Lo más característico es la paradoja irresoluble. Si la libertad se juega en el tiempo interno de la duración, como había pensado Bergson, y también ante el hecho de que la conciencia sea eminentemente, memoria, la reanudación del contar, esa toma de conciencia restauraría la duración, pero no el Tiempo, hecho «que dimana del carácter plástico de lo contingente y justifica la labilidad de la conciencia-memoria».[9] Las criaturas del Berghof son víctimas del Dios-tiempo porque no pueden desprenderse en vida de la orfandad temporal de la que adolecen. Es un tiempo sin escatón que se atiene a la latencia. Pero, si hablamos de una conciencia de duración debe haber también una referencia a la duración misma, es decir, que en algún momento el devenir subjetivo del tiempo tiene que concertar una cita con ese otro tiempo objetivo,[10] puesto que el propio Mann define el tiempo como una condición del mundo fenoménico.

 

 

[1]Mann, Thomas.  Ensayos sobre música, teatro y literatura. Alba Editorial, Barcelona, 2002, p. 52.

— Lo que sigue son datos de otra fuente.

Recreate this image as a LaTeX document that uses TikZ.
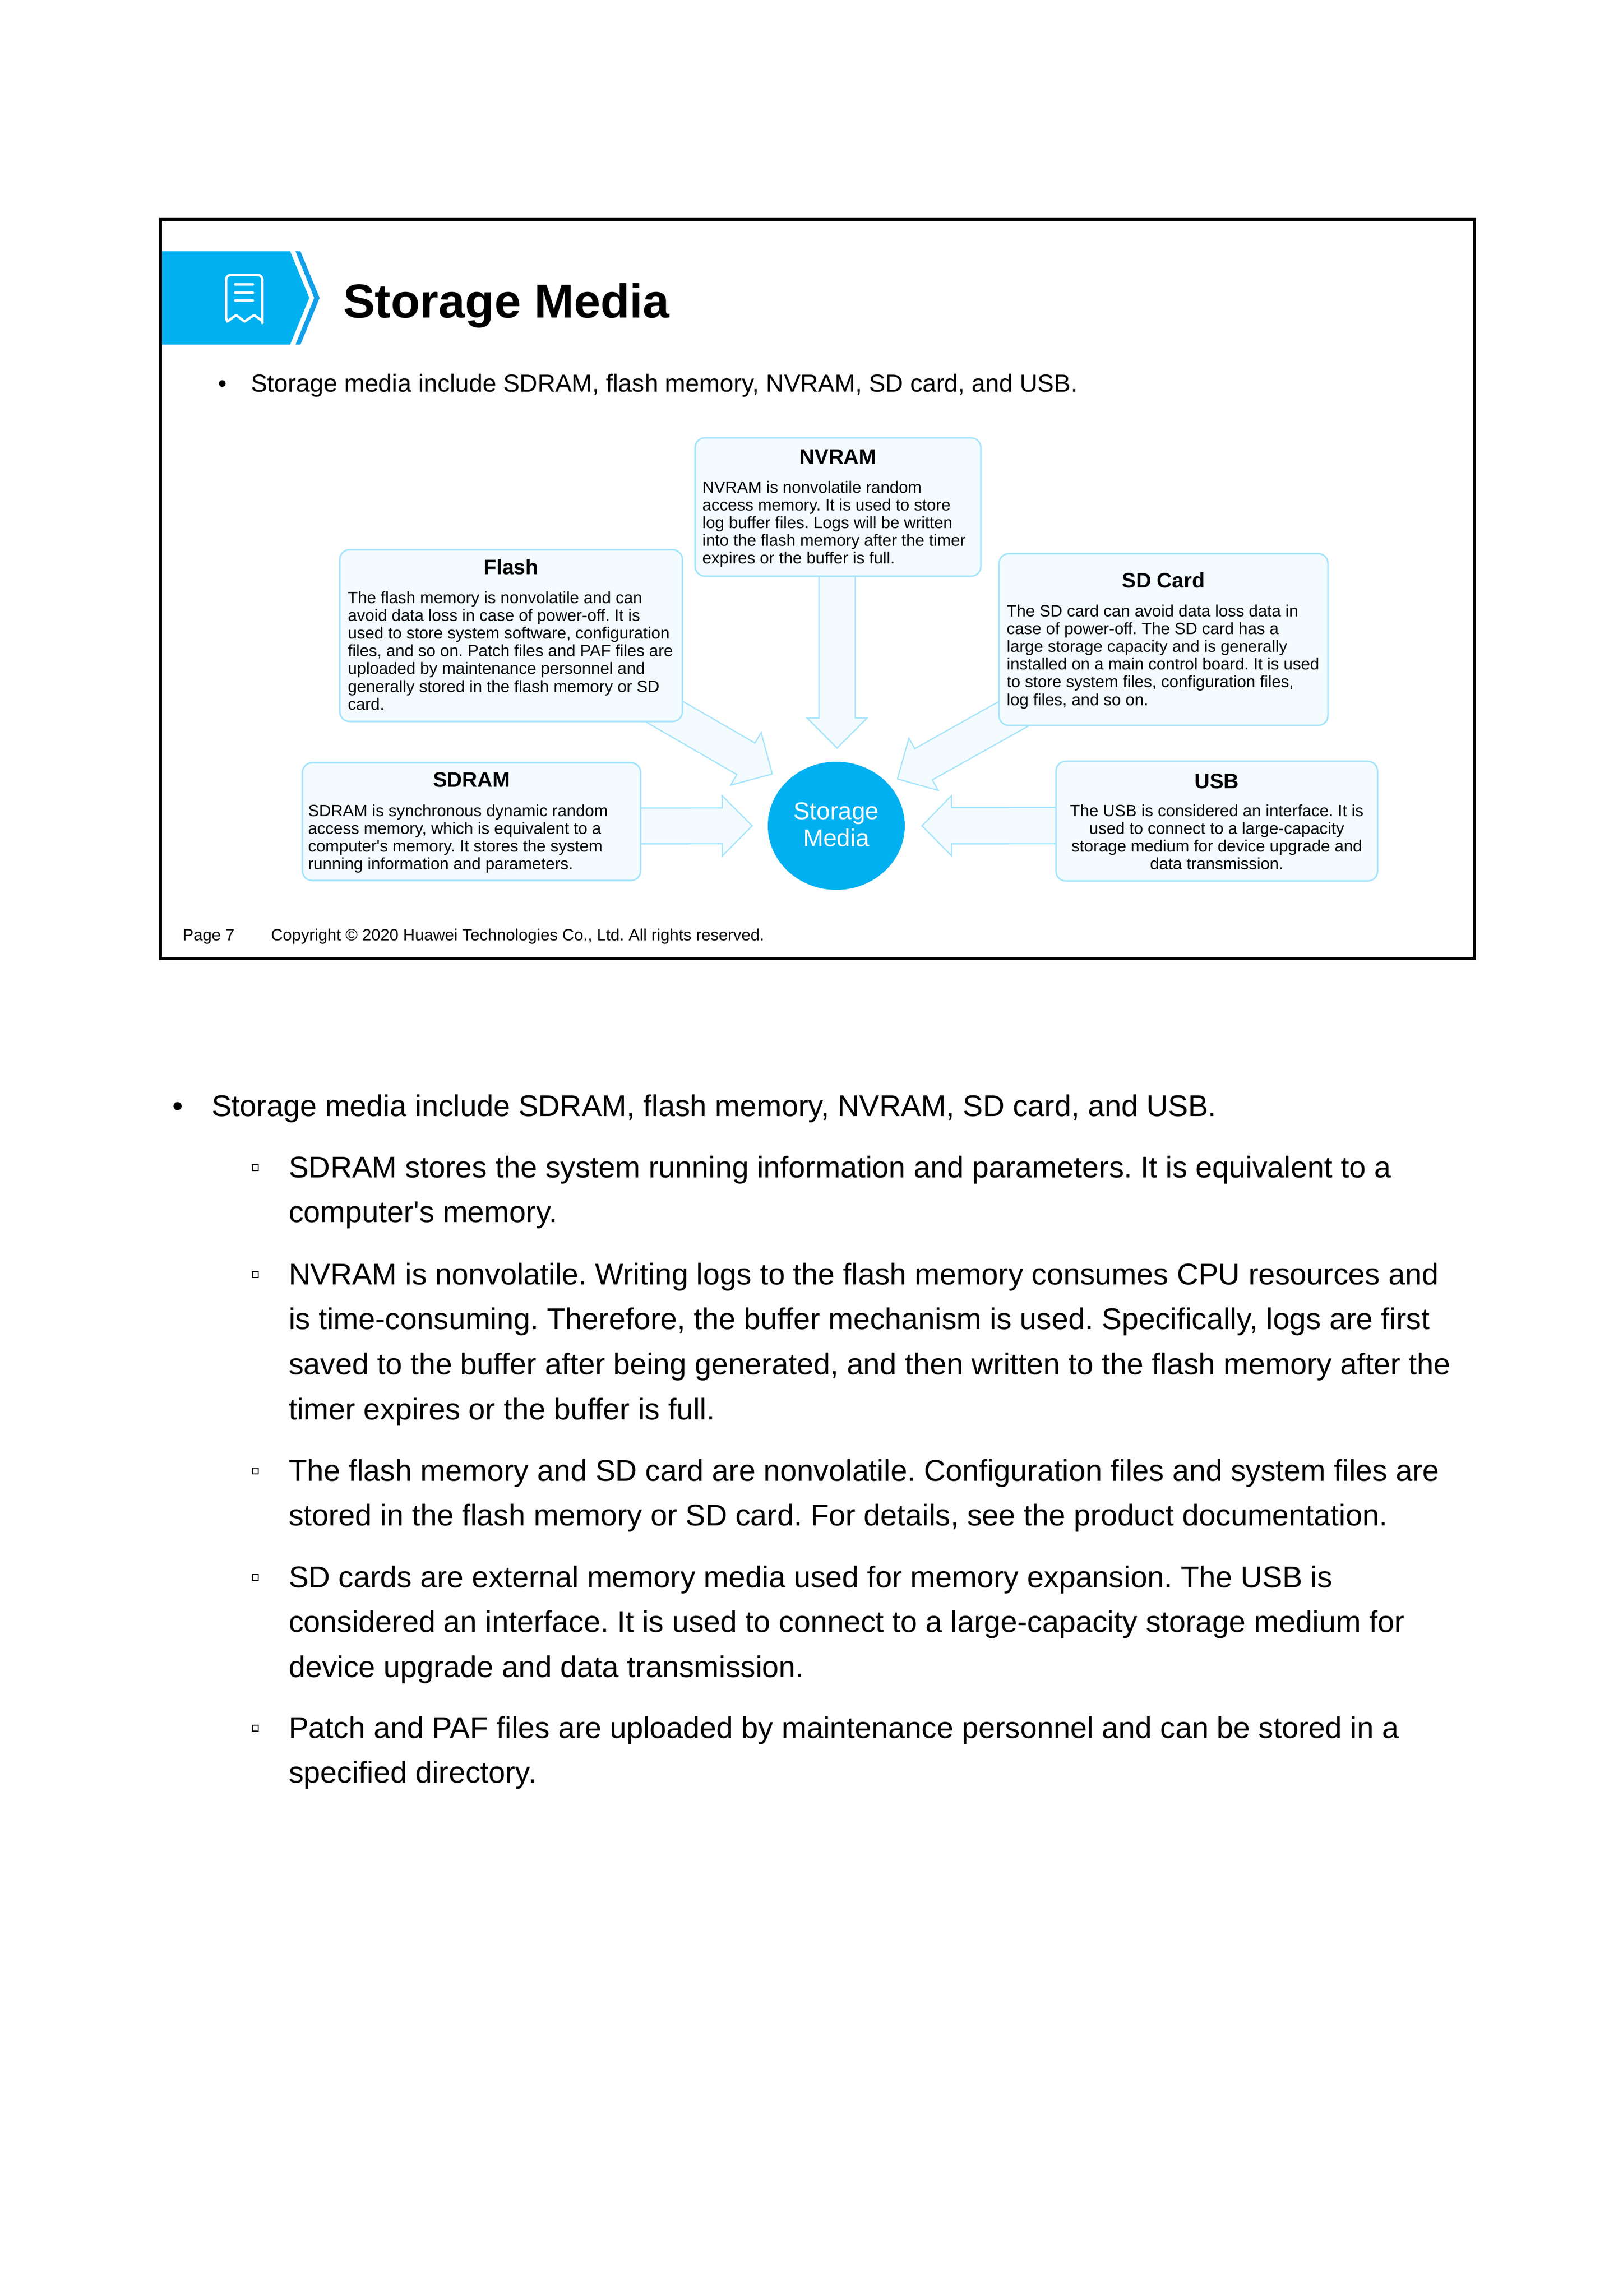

[2]Bergson, Henri. Obras escogidas. Aguilar, Madrid, 1963, p. 126.

[3]Machín, Jorge. «El palimpsesto de La Montaña Mágica de Thomas Mann en la obra de Juan Benet». En Anuario de Literatura Comparada, no 6, Salamanca, 2016, pp. 171-194, p. 175.

[4]    Lesmes, Daniel. Aburrimiento y capitalismo en la escena revolucionaria: París, 1830-1848. Pre-Textos, Valencia, 2018, p. 136.

[5]    Mann, Thomas. La Montaña Mágica, p. 151.

[6]  Mann, Thomas. La Montaña Mágica, p. 151.

[7]    Aguirre, Guillermo. «Apuntes en torno a La Montaña Mágica». En Hápax, no 7, Madrid, 2014, pp. 73-89,  p. 79.

[8]    Lesmes, Daniel. Aburrimiento y capitalismo en la escena revolucionaria: París, 1830-1848, p. 134.

[9]    Aguirre, Guillermo. «Apuntes en torno a La Montaña Mágica», p. 106.

[10]   Ahumada, Ricardo. «El problema del tiempo en La Montaña Mágica», p. 108.